For the next few years, Kneale concentrated mostly on film screenplays, adapting plays and novels for the cinema. Described by The Independent as "one of the few writers not to fall out with John Osborne," Kneale adapted Osborne's plays Look Back in Anger and The Entertainer in 1958 and 1960 respectively, both for director Tony Richardson. Kneale knew Richardson through having previously adapted a Chekhov short story for the BBC, which Richardson had directed. Kneale was nominated for the British Film Award (later known as a BAFTA) for Best Screenplay for both films. Film producer Harry Saltzman, who had produced the two Osborne adaptations, approached Kneale about scripting a project he was working on to adapt Ian Fleming's James Bond novels for the cinema; Kneale was not a fan of Fleming's work and turned the offer down. Further adaptations Kneale did work on were H.M.S. Defiant (1962, from the novel Mutiny by Frank Tilsley) and First Men in the Moon (1964, from the novel by H. G. Wells).

Less successfully during this period, Kneale completed screenplays for adaptations of the novels Lord of the Flies by William Golding and Brave New World by Aldous Huxley. Neither of these scripts ever saw production, as the companies making them went out of business—Kneale commented in a 2003 interview that "I reckon I closed down at least two film companies." Another screenplay that went unproduced was a Kneale original, a drama involving a wave of teenage suicides called The Big Giggle, or The Big, Big Giggle. Written in 1965 while Kneale was suffering from a mystery illness and forced to stay in bed for a long period, the concept started life as a drama serial for the BBC, before the corporation had second thoughts about the nature of the storyline and the possibility of copycat suicides; Kneale later agreed that they were probably right not to make it for television.
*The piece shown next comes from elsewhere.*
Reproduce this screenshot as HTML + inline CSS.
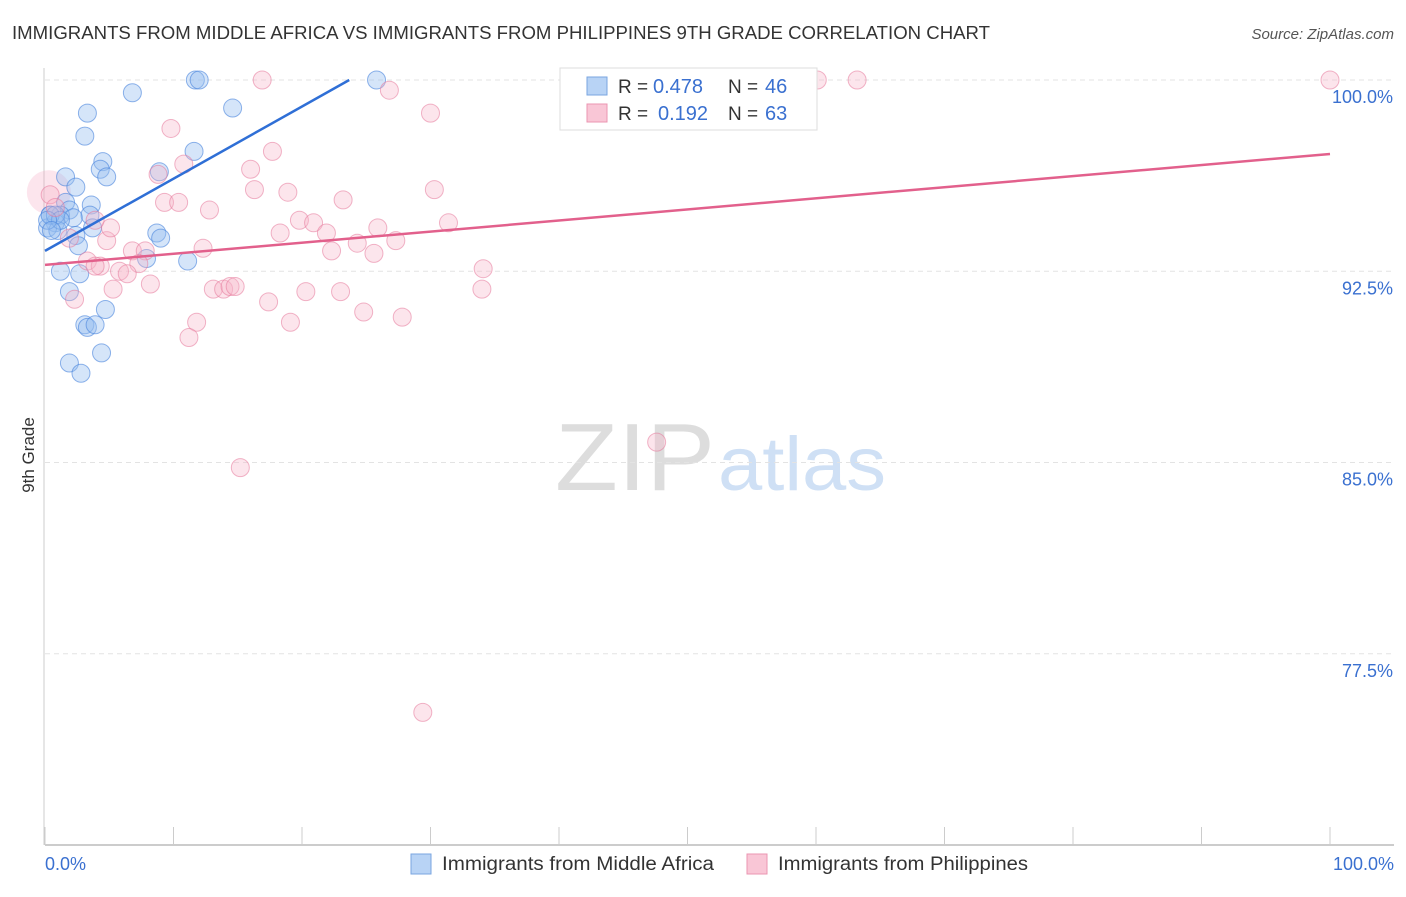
<!DOCTYPE html>
<html><head><meta charset="utf-8"><style>
body{margin:0;background:#fff;font-family:"Liberation Sans",sans-serif}
svg text{font-family:"Liberation Sans",sans-serif}
</style></head><body>
<svg id="c" width="1406" height="892" xmlns="http://www.w3.org/2000/svg">
<text x="12" y="39" font-size="18" fill="#333" textLength="978" lengthAdjust="spacingAndGlyphs">IMMIGRANTS FROM MIDDLE AFRICA VS IMMIGRANTS FROM PHILIPPINES 9TH GRADE CORRELATION CHART</text>
<text x="1394" y="39" font-size="15" fill="#555" font-style="italic" text-anchor="end">Source: ZipAtlas.com</text>
<text x="555" y="490" font-size="96" fill="#ddd" textLength="160" lengthAdjust="spacingAndGlyphs" font-family="Liberation Serif">ZIP</text>
<text x="718" y="490" font-size="76" fill="#cfe0f5" textLength="168" lengthAdjust="spacingAndGlyphs">atlas</text>
<text transform="translate(34,455) rotate(-90)" font-size="17" fill="#333" text-anchor="middle">9th Grade</text>
<g id="grid"></g><g id="pts"></g><g id="lines"></g>
<g>
<rect x="560" y="68" width="257" height="62" fill="#fff" stroke="#ddd"/>
<rect x="587" y="77" width="20" height="18" fill="#b8d3f5" stroke="#7aa6e0"/>
<rect x="587" y="104" width="20" height="18" fill="#f9c6d6" stroke="#eb95b1"/>
<text x="618" y="93" font-size="19" fill="#333">R =</text>
<text x="653" y="93" font-size="20" fill="#3a70d0">0.478</text>
<text x="728" y="93" font-size="19" fill="#333">N =</text>
<text x="765" y="93" font-size="20" fill="#3a70d0">46</text>
<text x="618" y="120" font-size="19" fill="#333">R =</text>
<text x="658" y="120" font-size="20" fill="#3a70d0">0.192</text>
<text x="728" y="120" font-size="19" fill="#333">N =</text>
<text x="765" y="120" font-size="20" fill="#3a70d0">63</text>
</g>
<g>
<rect x="411" y="854" width="20" height="20" fill="#b8d3f5" stroke="#7aa6e0"/>
<text x="442" y="870" font-size="19" fill="#333" textLength="272" lengthAdjust="spacingAndGlyphs">Immigrants from Middle Africa</text>
<rect x="747" y="854" width="20" height="20" fill="#f9c6d6" stroke="#eb95b1"/>
<text x="778" y="870" font-size="19" fill="#333" textLength="250" lengthAdjust="spacingAndGlyphs">Immigrants from Philippines</text>
</g>
</svg>
<script>
const blueX=[11.7,12.0,25.8,6.8,3.3,14.6,3.1,4.5,4.3,4.8,1.6,8.9,11.6,2.4,1.6,3.6,1.9,0.4,1.2,3.5,2.2,0.8,0.2,3.7,1.0,8.7,9.0,2.4,2.6,7.9,11.1,1.2,2.7,1.9,4.7,3.1,3.3,3.9,4.4,1.9,2.8,0.4,0.8,1.2,0.2,0.5];
const blueY=[100,100,100,99.5,98.7,98.9,97.8,96.8,96.5,96.2,96.2,96.4,97.2,95.8,95.2,95.1,94.9,94.7,94.7,94.7,94.6,94.4,94.2,94.2,94.1,94.0,93.8,93.9,93.5,93.0,92.9,92.5,92.4,91.7,91.0,90.4,90.3,90.4,89.3,88.9,88.5,94.7,94.7,94.5,94.5,94.1];
const pinkX=[16.9,60.1,63.2,100,26.8,30.0,9.8,17.7,10.8,8.8,16.0,16.3,18.9,30.3,9.3,10.4,23.2,12.8,19.8,20.9,18.3,21.9,25.9,31.4,27.3,4.8,24.3,22.3,25.6,12.3,6.8,7.8,3.3,4.3,3.9,7.3,5.8,6.4,34.1,8.2,5.3,13.1,13.9,14.4,14.8,17.4,20.3,23.0,34.0,2.3,11.8,19.1,27.8,24.8,11.2,47.6,15.2,29.4,0.4,0.8,1.9,5.1,3.9];
const pinkY=[100,100,100,100,99.6,98.7,98.1,97.2,96.7,96.3,96.5,95.7,95.6,95.7,95.2,95.2,95.3,94.9,94.5,94.4,94.0,94.0,94.2,94.4,93.7,93.7,93.6,93.3,93.2,93.4,93.3,93.3,92.9,92.7,92.7,92.8,92.5,92.4,92.6,92.0,91.8,91.8,91.8,91.9,91.9,91.3,91.7,91.7,91.8,91.4,90.5,90.5,90.7,90.9,89.9,85.8,84.8,75.2,95.5,95.0,93.8,94.2,94.5];
const trendIntercept=[93.3,92.75];
const trendSlope=[0.283,0.0435];
const yTicks=[100,92.5,85,77.5];
const yTickLabels=["100.0%","92.5%","85.0%","77.5%"];
const xLabels=["0.0%","100.0%"];
const X=v=>45+v*12.85, Y=v=>80+(100-v)*25.5;
const NS="http://www.w3.org/2000/svg";
function mk(t,a,p){const e=document.createElementNS(NS,t);for(const k in a)e.setAttribute(k,a[k]);p.appendChild(e);return e;}
const g=document.getElementById('grid');
yTicks.forEach((t,i)=>{
 const l=mk('line',{x1:45,x2:1394,y1:Y(t),y2:Y(t),stroke:'#e3e3e3','stroke-dasharray':'5,4'},g);
 
 
 const tx=mk('text',{x:1393,y:Y(t)+23,'font-size':18,fill:'#3a70d0','text-anchor':'end'},g);
 tx.textContent=yTickLabels[i];
 
 
});
const ax=mk('line',{x1:45,x2:1394,y1:845,y2:845,stroke:'#bbb','stroke-width':1.5},g);


const ay=mk('line',{x1:44,x2:44,y1:68,y2:845,stroke:'#ccc'},g);


for(let i=0;i<=10;i++){const t=mk('line',{x1:X(i*10),x2:X(i*10),y1:827,y2:845,stroke:'#ccc'},g);
 
 }
const xl0=mk('text',{x:45,y:870,'font-size':18,fill:'#3a70d0'},g);xl0.textContent=xLabels[0];


const xl1=mk('text',{x:1394,y:870,'font-size':18,fill:'#3a70d0','text-anchor':'end'},g);xl1.textContent=xLabels[1];


const p=document.getElementById('pts');
const big=mk('circle',{cx:X(0.3),cy:Y(95.6),r:22,fill:'rgba(246,170,195,0.3)'},p);


blueX.forEach((v,i)=>{const c=mk('circle',{cx:X(v),cy:Y(blueY[i]),r:9,fill:'rgba(150,190,240,0.4)',stroke:'rgba(70,130,220,0.6)'},p);
 
 });
pinkX.forEach((v,i)=>{const c=mk('circle',{cx:X(v),cy:Y(pinkY[i]),r:9,fill:'rgba(246,180,200,0.35)',stroke:'rgba(230,120,155,0.55)'},p);
 
 });
const L=document.getElementById('lines');
let bEnd=Math.min(100,(100-trendIntercept[0])/trendSlope[0]);
const bl=mk('line',{x1:X(0),y1:Y(trendIntercept[0]),x2:X(bEnd),y2:Y(trendIntercept[0]+trendSlope[0]*bEnd),stroke:'#2f6fd6','stroke-width':2.5},L);


const pl=mk('line',{x1:X(0),y1:Y(trendIntercept[1]),x2:X(100),y2:Y(trendIntercept[1]+trendSlope[1]*100),stroke:'#e2608c','stroke-width':2.5},L);


</script>
</body></html>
The production was nearly made as a film by 20th Century Fox, but John Trevelyan, Chief Executive of the British Board of Film Censors, forbade the script's production.

In 1966 Kneale worked again for Hammer Film Productions when he adapted Norah Lofts's 1960 novel The Devil's Own into the horror film The Witches. Kneale had first worked on the screenplay for the adaptation in 1961, the same year in which he had begun to adapt Quatermass and the Pit for Hammer. Like The Witches, the film version of Quatermass and the Pit took several years to reach the screen, eventually being released in 1967. Roy Ward Baker directed, with Andrew Keir starring as Quatermass. Kneale was much happier with this version than the previous Hammer Quatermass adaptations, and the film was described by The Independent in 2006 as "one of the best ever Hammer productions." Quatermass and the Pit was Kneale's final credited film work; 1979's The Quatermass Conclusion was only released to cinemas in overseas markets after having been made for television in the UK, and he had his name removed from the credits of Halloween III: Season of the Witch (1982).

Kneale had returned to writing for television with the BBC for the first time since Quatermass and the Pit when his play The Road was broadcast in September 1963. The play concerned the population of an 18th-century village who become haunted by visions of a future nuclear war, and was followed by several further one-off dramas for the BBC over the following decade, including two entries into BBC1's The Wednesday Play anthology strand. During this period he was regarded as one of the finest writers working for the BBC. Kneale did his first work for the ITV network during this time, writing one-off play The Crunch for the ATV company in 1964.

A particular critical success was The Year of the Sex Olympics, broadcast as part of BBC2's Theatre 625 series in July 1968. Kneale's first television work to be made in colour—although only a black-and-white copy now survives—the story was based in a future where the majority of the population are kept in a docile state by constant broadcasts of pornography and other low-brow reality television programming. The Live Life Show, in which a family are watched twenty-four hours a day as they struggle to live on an isolated rural island, becomes a massive success, especially when a murderer is introduced into the set-up.

The Year of the Sex Olympics has been praised for its foreshadowing of the rise of reality television programmes such as Big Brother (1999–present) and Celebrity Love Island (2005–2006). The critic Nancy Banks-Smith wrote in 2003 that: "In The Year of the Sex Olympics foretold the reality show and, in the scramble for greater sensation, its logical outcome ... This is satire from a TV insider, but it mutates into something far more desolate and disorientating." The island locations scenes for the production were filmed on the Isle of Man, Kneale's homeland.

In 1965 Kneale had been approached by the producer of the BBC2 science-fiction anthology series Out of the Unknown to write a new one-off 75-minute Quatermass story for the programme. Nothing came of this, but seven years later he was commissioned by the BBC to write a new four-part Quatermass serial, based in a dystopian near future world overrun with crime, apathy, martial law and youth cults. The serial was announced as a forthcoming production by the BBC in November 1972, and some model filming was even begun in June 1973, but eventually budgetary problems and the unavailability of Stonehenge—a central location in the scripts—led to the project's cancellation. "It lingered through the summer and slowly died as a project," he later commented.

Kneale's next script for the BBC was The Stone Tape, a scientific ghost story broadcast on Christmas Day 1972. Lez Cooke praised the production, when writing in 2003, describing it as "one of the most imaginative and intelligent examples of the horror genre to appear on British television, a single play to rank alongside the best of Play for Today." His final BBC work was an entry into a series called Bedtime Stories, adapting traditional fairy tales into adult dramas. Kneale's script, Jack and the Beanstalk, was transmitted on 24 March 1974, and marked the end of his BBC writing career.